**AVAILABLE DATA:**

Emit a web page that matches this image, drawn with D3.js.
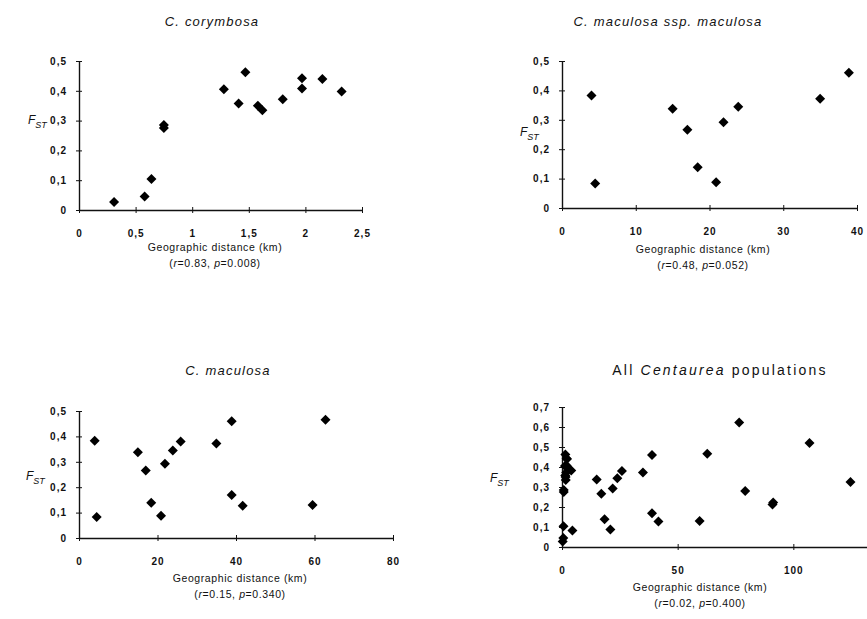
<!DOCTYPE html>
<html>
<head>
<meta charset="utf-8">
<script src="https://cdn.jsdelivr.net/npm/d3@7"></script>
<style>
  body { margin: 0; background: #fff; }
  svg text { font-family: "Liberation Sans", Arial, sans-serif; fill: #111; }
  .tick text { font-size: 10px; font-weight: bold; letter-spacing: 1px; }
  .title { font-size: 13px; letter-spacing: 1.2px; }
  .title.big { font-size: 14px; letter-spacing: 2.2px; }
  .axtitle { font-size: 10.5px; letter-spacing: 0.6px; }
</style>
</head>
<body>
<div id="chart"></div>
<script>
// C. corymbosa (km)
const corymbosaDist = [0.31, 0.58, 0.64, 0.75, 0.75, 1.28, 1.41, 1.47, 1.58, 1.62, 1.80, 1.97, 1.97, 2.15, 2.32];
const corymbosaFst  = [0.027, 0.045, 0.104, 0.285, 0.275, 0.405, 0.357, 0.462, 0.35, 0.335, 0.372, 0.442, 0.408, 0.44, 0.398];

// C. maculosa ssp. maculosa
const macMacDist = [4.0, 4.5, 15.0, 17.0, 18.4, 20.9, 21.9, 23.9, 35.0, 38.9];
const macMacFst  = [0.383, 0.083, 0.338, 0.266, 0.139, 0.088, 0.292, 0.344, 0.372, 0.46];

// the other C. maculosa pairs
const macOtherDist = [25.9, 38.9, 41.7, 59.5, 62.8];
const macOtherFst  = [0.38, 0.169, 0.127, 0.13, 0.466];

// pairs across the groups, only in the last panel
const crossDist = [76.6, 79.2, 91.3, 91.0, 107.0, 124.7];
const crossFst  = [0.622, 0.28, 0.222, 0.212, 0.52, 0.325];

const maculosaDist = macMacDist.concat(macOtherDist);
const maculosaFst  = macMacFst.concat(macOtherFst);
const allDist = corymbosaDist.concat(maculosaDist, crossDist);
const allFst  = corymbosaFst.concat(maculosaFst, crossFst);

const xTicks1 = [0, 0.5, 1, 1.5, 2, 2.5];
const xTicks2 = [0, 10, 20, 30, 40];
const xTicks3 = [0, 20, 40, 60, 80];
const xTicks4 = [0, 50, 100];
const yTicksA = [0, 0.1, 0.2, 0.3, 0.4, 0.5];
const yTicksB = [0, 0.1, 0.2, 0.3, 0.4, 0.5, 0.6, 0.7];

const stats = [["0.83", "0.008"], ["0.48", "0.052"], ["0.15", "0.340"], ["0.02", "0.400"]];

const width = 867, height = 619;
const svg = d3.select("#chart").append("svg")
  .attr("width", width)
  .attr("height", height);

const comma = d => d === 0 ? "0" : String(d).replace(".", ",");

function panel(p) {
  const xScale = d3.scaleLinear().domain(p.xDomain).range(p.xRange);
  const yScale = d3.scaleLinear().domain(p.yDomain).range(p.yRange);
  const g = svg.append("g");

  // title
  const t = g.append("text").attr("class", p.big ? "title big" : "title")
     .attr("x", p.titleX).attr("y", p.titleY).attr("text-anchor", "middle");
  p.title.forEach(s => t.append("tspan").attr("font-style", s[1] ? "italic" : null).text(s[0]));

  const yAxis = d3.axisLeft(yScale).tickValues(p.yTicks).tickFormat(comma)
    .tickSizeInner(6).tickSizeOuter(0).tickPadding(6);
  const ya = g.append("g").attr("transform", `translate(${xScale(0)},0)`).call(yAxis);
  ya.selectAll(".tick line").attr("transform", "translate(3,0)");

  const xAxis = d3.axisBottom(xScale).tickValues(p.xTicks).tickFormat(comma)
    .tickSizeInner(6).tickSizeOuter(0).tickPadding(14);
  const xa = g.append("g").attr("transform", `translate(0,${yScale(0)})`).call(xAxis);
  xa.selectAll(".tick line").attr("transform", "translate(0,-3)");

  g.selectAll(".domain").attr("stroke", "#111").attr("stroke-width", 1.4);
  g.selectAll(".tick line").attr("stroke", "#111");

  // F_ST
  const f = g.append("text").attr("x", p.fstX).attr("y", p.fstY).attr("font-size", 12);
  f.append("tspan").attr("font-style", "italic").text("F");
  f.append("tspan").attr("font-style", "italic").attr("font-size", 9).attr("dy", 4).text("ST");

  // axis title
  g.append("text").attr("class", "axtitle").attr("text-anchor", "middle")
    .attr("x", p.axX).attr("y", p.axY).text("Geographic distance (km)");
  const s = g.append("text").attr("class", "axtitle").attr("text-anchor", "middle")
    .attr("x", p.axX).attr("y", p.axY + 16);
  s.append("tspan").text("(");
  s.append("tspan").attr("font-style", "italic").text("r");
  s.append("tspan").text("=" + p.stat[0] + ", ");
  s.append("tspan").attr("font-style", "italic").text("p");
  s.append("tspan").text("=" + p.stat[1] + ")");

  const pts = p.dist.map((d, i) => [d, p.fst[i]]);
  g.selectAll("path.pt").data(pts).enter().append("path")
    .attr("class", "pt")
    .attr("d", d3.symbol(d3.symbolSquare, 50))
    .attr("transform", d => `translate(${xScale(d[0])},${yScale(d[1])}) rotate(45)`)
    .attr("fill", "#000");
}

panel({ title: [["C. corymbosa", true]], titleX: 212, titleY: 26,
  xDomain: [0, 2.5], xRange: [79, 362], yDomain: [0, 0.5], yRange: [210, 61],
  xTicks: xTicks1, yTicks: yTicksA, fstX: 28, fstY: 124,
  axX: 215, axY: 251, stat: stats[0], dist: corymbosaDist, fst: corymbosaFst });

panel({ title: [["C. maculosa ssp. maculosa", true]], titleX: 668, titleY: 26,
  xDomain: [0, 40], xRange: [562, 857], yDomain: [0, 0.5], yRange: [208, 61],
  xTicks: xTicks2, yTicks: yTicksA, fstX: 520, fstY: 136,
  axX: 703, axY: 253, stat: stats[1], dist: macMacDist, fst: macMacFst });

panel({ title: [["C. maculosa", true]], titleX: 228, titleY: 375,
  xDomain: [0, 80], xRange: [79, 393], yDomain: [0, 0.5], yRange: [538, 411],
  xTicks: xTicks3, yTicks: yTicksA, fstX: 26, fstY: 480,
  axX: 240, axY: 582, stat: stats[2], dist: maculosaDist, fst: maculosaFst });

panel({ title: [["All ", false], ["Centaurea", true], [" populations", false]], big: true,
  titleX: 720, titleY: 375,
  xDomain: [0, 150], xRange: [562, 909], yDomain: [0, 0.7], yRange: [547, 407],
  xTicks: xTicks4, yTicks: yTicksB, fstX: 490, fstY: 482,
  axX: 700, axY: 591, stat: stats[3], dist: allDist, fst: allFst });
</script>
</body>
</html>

**GIVEN PROBLEM:** Write out again, exactly, the lines from the start of the listing up to the line containing "0.344, 0.372, 0.46];", with both ends and without pictures.

**CORRECT RESPONSE:**
Emit a web page that matches this image, drawn with D3.js.
<!DOCTYPE html>
<html>
<head>
<meta charset="utf-8">
<script src="https://cdn.jsdelivr.net/npm/d3@7"></script>
<style>
  body { margin: 0; background: #fff; }
  svg text { font-family: "Liberation Sans", Arial, sans-serif; fill: #111; }
  .tick text { font-size: 10px; font-weight: bold; letter-spacing: 1px; }
  .title { font-size: 13px; letter-spacing: 1.2px; }
  .title.big { font-size: 14px; letter-spacing: 2.2px; }
  .axtitle { font-size: 10.5px; letter-spacing: 0.6px; }
</style>
</head>
<body>
<div id="chart"></div>
<script>
// C. corymbosa (km)
const corymbosaDist = [0.31, 0.58, 0.64, 0.75, 0.75, 1.28, 1.41, 1.47, 1.58, 1.62, 1.80, 1.97, 1.97, 2.15, 2.32];
const corymbosaFst  = [0.027, 0.045, 0.104, 0.285, 0.275, 0.405, 0.357, 0.462, 0.35, 0.335, 0.372, 0.442, 0.408, 0.44, 0.398];

// C. maculosa ssp. maculosa
const macMacDist = [4.0, 4.5, 15.0, 17.0, 18.4, 20.9, 21.9, 23.9, 35.0, 38.9];
const macMacFst  = [0.383, 0.083, 0.338, 0.266, 0.139, 0.088, 0.292, 0.344, 0.372, 0.46];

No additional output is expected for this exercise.